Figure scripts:
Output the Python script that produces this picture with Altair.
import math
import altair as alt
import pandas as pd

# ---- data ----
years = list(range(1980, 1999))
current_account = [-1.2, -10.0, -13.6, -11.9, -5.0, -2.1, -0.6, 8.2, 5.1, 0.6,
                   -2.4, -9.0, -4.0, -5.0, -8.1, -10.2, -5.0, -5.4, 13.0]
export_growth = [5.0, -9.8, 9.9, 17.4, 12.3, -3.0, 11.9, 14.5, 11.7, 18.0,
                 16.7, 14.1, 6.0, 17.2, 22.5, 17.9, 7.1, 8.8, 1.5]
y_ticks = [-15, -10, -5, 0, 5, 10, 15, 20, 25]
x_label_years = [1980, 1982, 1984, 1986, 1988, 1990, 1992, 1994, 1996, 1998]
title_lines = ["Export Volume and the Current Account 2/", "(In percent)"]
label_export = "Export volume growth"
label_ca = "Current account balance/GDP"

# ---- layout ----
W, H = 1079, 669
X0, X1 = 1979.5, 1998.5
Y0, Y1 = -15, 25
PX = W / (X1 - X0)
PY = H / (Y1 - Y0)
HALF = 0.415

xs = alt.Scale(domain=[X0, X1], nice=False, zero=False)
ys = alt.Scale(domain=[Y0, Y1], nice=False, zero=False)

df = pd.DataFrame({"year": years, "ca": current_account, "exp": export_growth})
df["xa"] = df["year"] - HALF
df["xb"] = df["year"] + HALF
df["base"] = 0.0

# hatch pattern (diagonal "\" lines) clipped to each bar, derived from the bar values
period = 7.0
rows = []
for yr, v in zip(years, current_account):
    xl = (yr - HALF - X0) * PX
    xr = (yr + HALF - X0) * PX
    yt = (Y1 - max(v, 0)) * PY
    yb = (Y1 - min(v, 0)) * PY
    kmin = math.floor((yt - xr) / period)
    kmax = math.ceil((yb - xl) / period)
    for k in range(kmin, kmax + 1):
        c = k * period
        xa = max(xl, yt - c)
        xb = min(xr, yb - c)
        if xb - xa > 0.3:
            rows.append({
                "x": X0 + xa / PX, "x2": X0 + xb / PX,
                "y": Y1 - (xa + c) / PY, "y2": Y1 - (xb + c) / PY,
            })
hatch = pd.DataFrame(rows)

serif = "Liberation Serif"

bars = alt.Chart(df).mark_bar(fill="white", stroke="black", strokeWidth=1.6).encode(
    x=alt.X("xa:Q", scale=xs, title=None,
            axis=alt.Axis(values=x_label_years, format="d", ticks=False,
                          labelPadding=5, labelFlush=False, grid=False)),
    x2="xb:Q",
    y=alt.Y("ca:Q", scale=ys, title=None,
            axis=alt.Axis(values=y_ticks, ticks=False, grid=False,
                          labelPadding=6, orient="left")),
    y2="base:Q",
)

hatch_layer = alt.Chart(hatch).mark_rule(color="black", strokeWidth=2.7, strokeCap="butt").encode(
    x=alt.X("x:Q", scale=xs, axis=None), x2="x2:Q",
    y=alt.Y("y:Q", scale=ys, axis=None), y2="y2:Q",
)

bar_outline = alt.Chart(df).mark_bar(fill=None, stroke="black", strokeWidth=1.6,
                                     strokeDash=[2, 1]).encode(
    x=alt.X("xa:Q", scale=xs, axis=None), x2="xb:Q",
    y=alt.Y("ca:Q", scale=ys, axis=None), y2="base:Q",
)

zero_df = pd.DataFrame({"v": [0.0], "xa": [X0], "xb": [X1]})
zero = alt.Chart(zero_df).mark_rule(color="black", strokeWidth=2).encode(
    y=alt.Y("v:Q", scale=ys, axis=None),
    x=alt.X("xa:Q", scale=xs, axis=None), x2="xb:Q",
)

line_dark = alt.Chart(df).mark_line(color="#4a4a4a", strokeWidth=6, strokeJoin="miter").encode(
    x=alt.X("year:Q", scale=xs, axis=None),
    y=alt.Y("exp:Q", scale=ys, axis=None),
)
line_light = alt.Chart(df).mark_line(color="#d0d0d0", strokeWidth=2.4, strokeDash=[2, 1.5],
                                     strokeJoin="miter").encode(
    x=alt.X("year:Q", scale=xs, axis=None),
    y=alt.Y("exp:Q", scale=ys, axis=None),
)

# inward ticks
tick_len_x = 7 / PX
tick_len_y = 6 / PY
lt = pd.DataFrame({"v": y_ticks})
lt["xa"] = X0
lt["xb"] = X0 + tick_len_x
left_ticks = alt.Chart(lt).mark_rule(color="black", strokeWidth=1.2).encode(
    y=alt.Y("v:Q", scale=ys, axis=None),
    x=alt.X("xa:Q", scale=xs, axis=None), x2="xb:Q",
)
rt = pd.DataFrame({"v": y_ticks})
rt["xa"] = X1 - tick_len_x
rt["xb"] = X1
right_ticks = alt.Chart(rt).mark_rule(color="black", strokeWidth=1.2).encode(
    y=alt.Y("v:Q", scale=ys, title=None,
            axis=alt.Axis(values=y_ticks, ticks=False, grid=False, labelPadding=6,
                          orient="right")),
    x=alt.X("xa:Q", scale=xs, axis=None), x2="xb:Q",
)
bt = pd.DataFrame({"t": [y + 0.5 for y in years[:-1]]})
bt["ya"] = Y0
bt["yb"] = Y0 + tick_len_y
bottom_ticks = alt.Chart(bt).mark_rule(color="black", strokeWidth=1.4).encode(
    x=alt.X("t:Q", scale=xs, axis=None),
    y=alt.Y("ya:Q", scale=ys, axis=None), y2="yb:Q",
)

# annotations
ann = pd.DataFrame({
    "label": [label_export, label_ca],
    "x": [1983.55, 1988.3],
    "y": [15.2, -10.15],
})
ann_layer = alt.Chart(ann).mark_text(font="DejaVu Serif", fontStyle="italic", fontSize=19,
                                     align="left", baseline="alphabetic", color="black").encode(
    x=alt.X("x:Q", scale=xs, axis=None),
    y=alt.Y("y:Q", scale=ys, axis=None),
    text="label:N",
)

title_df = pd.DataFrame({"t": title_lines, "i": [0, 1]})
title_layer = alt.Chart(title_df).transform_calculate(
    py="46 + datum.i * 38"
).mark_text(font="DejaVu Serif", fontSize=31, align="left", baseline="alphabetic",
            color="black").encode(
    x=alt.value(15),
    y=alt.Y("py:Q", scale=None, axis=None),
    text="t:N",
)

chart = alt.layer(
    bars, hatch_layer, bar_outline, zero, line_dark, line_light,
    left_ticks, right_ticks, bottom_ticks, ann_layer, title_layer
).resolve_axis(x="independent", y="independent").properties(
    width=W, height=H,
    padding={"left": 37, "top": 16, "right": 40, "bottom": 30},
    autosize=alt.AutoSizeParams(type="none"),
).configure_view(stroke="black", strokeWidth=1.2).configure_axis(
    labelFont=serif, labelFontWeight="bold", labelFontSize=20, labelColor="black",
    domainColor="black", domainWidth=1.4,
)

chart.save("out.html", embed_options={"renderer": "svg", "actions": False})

--

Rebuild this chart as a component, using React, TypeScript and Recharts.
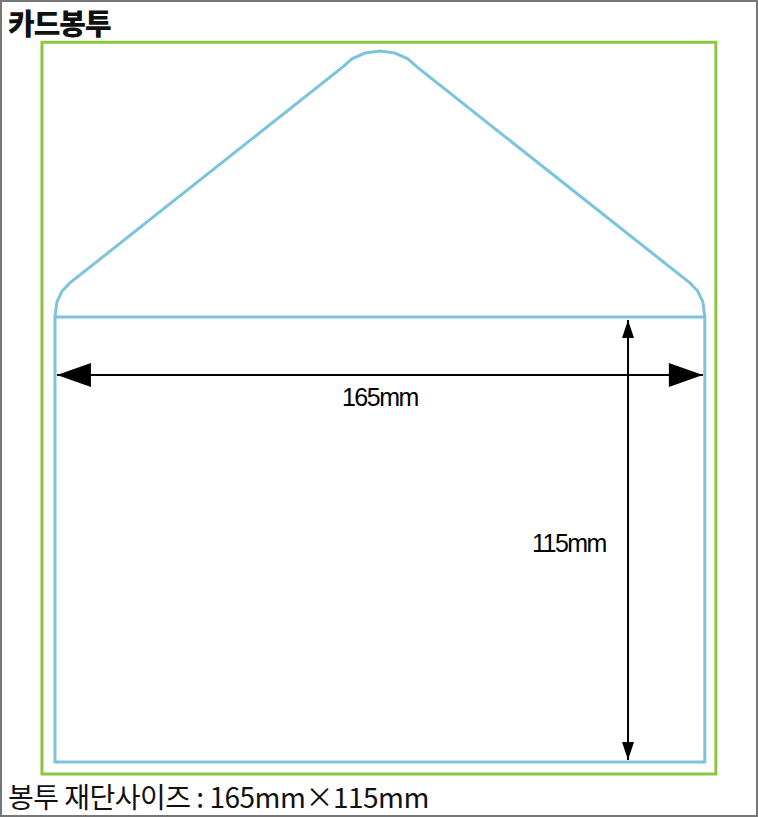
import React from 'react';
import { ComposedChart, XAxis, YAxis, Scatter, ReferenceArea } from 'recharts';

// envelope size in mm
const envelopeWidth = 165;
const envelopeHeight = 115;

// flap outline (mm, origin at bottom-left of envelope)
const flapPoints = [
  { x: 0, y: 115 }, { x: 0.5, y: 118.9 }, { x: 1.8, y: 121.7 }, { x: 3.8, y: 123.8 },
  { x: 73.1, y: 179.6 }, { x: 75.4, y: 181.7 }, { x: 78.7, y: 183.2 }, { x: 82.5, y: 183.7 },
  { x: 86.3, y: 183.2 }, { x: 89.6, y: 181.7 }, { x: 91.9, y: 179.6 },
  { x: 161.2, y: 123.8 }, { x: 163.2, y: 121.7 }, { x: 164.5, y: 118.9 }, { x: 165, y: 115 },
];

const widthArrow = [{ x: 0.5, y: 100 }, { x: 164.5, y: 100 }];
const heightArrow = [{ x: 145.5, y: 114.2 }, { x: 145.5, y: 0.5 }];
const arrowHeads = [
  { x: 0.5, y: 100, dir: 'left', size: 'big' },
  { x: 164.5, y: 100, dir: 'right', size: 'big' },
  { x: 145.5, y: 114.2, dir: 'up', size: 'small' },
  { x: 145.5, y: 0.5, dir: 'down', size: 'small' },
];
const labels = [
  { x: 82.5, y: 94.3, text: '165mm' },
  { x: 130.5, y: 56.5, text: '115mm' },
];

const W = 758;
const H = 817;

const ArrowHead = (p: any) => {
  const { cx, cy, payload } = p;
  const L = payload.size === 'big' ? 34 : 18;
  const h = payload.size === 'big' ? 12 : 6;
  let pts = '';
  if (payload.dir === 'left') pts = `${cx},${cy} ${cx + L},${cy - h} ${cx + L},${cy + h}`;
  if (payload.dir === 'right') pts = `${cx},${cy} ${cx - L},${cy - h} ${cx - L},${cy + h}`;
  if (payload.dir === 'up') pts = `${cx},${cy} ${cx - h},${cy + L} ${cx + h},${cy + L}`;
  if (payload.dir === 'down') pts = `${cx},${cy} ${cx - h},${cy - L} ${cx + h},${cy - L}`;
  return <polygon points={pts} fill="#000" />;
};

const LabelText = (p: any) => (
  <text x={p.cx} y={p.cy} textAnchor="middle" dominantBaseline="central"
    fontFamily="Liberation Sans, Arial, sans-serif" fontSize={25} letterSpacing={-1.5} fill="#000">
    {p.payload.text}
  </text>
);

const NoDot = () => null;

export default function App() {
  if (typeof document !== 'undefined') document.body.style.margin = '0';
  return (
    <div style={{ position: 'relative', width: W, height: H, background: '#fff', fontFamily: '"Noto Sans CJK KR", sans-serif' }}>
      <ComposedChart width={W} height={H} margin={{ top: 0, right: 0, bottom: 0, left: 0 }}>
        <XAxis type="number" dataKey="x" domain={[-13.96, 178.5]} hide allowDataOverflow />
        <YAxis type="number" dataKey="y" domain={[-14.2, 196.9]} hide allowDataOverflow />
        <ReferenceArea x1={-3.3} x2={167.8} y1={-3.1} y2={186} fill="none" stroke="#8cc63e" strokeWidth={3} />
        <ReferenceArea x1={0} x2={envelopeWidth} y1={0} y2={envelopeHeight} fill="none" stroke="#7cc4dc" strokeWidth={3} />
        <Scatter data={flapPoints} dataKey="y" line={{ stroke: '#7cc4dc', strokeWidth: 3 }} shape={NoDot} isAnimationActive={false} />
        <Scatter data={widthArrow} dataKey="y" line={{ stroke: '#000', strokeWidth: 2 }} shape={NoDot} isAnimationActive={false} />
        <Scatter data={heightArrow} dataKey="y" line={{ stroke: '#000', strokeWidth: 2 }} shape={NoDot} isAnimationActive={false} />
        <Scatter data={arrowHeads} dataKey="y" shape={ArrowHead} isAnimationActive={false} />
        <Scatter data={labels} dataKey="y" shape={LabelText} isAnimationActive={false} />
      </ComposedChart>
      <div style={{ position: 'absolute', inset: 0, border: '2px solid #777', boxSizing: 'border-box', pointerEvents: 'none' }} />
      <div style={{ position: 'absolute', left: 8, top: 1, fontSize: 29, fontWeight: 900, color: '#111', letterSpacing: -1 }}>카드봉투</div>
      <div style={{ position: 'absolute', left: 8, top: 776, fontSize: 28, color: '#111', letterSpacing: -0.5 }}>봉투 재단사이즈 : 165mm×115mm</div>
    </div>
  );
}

Task statement -> Within the entries above, give again exactly the lines starting at the one that contains "Rebuild this chart" and ending at the one that contains "const envelopeHeight = 115;", leaving out the pictures.

Expected answer ->
Rebuild this chart as a component, using React, TypeScript and Recharts.
import React from 'react';
import { ComposedChart, XAxis, YAxis, Scatter, ReferenceArea } from 'recharts';

// envelope size in mm
const envelopeWidth = 165;
const envelopeHeight = 115;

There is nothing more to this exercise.